Requirements - Skip pictures in the listing below; copy exactly the lines from the one with "Rebuild this chart" through the one with "import pandas as pd", inclusive.

---------------

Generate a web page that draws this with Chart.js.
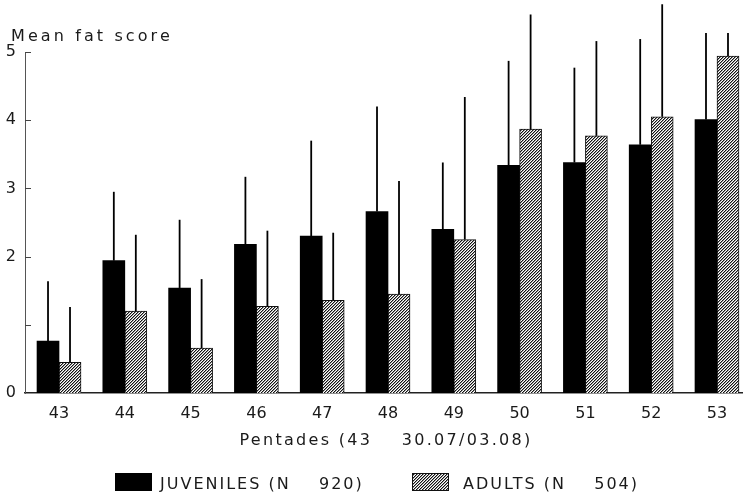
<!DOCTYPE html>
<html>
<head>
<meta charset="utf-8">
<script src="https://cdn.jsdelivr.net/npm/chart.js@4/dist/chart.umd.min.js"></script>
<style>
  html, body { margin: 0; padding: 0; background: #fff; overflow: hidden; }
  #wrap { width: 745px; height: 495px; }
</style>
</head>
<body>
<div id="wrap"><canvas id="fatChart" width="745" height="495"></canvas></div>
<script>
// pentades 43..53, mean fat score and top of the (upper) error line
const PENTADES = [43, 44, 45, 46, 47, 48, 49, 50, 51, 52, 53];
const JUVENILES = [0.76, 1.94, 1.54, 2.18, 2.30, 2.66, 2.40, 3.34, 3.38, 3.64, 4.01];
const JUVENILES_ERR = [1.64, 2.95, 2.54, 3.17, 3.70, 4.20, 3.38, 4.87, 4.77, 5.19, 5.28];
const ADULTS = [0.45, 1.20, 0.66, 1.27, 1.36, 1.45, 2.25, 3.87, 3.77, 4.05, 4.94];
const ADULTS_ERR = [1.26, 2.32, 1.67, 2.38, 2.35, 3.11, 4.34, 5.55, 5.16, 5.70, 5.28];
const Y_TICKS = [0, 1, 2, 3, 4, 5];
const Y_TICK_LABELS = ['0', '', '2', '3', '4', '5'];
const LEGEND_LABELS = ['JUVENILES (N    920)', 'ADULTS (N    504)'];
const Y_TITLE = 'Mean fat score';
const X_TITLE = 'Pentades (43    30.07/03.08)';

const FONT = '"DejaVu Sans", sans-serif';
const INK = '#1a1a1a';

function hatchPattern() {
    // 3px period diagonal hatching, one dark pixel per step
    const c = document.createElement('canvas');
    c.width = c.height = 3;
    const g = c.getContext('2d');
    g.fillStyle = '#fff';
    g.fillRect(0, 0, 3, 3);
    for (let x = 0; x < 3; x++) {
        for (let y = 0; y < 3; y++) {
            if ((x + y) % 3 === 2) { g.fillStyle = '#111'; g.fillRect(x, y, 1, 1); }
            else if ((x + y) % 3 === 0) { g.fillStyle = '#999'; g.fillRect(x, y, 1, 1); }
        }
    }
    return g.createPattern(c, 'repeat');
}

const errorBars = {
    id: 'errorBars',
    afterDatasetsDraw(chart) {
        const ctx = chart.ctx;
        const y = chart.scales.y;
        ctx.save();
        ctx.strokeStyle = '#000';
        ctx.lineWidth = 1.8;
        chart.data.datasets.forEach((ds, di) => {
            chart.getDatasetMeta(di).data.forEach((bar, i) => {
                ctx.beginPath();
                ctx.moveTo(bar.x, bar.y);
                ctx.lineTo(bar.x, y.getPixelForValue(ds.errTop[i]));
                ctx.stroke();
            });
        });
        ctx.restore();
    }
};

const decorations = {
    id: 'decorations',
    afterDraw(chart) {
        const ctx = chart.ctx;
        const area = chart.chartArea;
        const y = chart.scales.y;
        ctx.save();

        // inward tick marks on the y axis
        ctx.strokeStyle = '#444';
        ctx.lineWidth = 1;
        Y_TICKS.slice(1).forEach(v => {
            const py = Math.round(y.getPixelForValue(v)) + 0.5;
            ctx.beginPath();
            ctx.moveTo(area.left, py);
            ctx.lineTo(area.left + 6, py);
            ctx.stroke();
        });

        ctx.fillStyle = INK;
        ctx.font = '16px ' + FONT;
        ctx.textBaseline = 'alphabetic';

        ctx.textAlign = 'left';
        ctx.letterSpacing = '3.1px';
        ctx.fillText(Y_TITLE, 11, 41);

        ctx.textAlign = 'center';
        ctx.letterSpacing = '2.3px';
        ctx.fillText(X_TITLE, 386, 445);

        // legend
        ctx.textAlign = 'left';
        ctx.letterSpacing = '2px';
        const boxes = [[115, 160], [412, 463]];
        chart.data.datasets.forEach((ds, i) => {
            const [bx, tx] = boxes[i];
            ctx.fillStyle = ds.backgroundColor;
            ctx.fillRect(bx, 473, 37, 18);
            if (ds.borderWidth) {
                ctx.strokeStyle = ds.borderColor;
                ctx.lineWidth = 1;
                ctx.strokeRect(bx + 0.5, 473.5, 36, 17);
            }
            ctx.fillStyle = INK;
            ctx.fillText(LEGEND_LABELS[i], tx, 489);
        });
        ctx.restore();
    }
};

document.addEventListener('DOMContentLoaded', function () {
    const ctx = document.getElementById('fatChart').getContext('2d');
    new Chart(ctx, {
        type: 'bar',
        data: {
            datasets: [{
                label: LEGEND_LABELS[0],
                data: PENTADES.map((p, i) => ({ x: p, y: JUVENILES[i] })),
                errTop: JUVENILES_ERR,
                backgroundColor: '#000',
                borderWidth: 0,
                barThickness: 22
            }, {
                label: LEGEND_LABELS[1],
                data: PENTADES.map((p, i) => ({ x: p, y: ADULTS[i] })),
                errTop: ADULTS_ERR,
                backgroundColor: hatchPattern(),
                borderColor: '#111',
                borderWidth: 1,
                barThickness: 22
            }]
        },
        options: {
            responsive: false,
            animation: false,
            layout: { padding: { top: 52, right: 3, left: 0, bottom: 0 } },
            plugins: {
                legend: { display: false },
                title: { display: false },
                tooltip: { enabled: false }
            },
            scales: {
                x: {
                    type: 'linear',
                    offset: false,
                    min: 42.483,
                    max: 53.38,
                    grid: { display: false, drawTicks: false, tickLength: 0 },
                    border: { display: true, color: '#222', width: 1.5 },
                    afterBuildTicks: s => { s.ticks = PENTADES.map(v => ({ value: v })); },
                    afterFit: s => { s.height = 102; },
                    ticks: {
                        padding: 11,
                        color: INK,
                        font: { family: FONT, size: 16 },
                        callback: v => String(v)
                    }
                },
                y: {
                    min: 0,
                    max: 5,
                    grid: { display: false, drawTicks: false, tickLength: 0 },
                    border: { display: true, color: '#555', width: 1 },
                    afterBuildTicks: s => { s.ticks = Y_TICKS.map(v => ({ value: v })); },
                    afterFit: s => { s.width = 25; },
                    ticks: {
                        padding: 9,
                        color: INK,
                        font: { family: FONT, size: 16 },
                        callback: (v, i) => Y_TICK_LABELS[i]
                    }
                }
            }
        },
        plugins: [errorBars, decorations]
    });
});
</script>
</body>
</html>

---------------

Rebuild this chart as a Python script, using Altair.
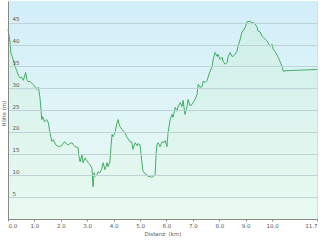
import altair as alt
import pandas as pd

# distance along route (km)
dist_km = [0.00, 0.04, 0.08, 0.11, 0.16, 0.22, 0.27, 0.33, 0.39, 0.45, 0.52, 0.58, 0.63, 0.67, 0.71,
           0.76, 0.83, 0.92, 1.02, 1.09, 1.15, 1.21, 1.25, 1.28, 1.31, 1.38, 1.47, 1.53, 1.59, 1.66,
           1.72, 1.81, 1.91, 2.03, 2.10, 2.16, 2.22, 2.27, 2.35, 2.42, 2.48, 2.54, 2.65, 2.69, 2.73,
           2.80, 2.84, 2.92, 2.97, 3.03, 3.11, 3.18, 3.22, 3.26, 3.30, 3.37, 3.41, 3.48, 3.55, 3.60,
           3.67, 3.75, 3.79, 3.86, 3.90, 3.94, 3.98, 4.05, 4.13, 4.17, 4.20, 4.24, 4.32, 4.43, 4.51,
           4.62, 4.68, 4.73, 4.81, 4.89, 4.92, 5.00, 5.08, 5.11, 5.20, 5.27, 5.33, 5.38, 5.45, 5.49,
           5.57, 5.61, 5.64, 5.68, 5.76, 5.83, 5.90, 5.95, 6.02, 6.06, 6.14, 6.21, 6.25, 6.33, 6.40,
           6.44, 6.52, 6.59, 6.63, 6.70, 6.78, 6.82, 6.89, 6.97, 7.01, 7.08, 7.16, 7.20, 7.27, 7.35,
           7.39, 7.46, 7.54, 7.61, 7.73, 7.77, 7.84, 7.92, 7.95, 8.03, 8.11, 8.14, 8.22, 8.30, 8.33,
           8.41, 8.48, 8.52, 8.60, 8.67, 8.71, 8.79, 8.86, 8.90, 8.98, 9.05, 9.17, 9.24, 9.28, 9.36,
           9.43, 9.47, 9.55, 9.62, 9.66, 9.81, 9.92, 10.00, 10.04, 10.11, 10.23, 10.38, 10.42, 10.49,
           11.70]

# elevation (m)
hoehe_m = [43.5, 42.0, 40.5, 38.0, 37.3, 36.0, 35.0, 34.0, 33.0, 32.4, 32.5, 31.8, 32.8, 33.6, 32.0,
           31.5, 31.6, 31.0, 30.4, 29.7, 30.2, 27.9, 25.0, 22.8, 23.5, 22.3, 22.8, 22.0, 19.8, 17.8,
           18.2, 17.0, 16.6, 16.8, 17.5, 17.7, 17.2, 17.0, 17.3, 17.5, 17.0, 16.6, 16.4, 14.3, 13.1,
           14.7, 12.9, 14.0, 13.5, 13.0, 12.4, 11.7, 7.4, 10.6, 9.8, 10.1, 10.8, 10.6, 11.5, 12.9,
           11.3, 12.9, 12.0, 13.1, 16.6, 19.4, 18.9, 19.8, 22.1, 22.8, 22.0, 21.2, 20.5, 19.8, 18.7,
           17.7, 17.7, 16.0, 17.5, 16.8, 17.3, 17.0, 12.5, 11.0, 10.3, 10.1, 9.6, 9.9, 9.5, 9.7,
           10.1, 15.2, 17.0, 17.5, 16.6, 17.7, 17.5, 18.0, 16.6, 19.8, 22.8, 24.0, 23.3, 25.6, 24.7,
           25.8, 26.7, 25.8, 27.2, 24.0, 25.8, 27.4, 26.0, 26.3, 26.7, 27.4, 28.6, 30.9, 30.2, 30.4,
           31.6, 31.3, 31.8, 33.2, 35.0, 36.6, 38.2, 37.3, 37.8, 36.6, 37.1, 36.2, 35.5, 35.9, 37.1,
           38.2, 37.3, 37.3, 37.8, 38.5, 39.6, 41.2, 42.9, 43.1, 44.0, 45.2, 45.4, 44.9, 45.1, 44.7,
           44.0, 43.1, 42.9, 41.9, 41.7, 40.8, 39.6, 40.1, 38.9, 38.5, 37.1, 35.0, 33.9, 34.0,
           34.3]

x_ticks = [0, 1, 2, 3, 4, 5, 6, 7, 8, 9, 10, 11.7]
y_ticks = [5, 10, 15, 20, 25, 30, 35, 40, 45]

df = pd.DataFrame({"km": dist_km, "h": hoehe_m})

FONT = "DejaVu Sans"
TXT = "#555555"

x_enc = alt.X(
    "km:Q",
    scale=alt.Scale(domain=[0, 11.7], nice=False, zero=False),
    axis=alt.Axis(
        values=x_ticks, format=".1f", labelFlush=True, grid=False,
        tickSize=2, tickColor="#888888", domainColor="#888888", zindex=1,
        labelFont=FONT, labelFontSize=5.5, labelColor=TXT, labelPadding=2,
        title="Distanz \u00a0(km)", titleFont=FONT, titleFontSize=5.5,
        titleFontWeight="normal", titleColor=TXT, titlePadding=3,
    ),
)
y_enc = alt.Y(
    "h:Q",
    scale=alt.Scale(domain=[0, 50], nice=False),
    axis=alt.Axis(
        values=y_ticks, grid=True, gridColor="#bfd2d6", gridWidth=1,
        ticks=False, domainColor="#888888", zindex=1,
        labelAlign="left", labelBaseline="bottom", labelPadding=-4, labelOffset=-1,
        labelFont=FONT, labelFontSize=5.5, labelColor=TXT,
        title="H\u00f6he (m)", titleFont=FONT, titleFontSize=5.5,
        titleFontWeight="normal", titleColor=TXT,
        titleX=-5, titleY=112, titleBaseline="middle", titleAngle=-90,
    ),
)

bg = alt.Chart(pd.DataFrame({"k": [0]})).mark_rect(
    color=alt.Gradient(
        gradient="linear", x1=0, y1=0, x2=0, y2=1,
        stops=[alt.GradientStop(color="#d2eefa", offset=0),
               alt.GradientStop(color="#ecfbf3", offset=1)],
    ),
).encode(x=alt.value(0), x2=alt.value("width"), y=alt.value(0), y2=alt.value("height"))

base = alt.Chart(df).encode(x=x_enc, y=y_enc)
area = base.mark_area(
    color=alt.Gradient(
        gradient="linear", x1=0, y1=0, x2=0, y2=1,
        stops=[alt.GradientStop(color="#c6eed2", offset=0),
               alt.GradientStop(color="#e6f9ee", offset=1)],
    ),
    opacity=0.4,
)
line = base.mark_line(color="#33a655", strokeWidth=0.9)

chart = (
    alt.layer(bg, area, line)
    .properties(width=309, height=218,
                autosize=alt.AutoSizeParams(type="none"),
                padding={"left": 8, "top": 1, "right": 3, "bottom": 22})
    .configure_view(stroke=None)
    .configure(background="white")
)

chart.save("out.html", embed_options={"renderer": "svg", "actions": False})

---------------

Finished exercise -
Rebuild this chart as a Python script, using Altair.
import altair as alt
import pandas as pd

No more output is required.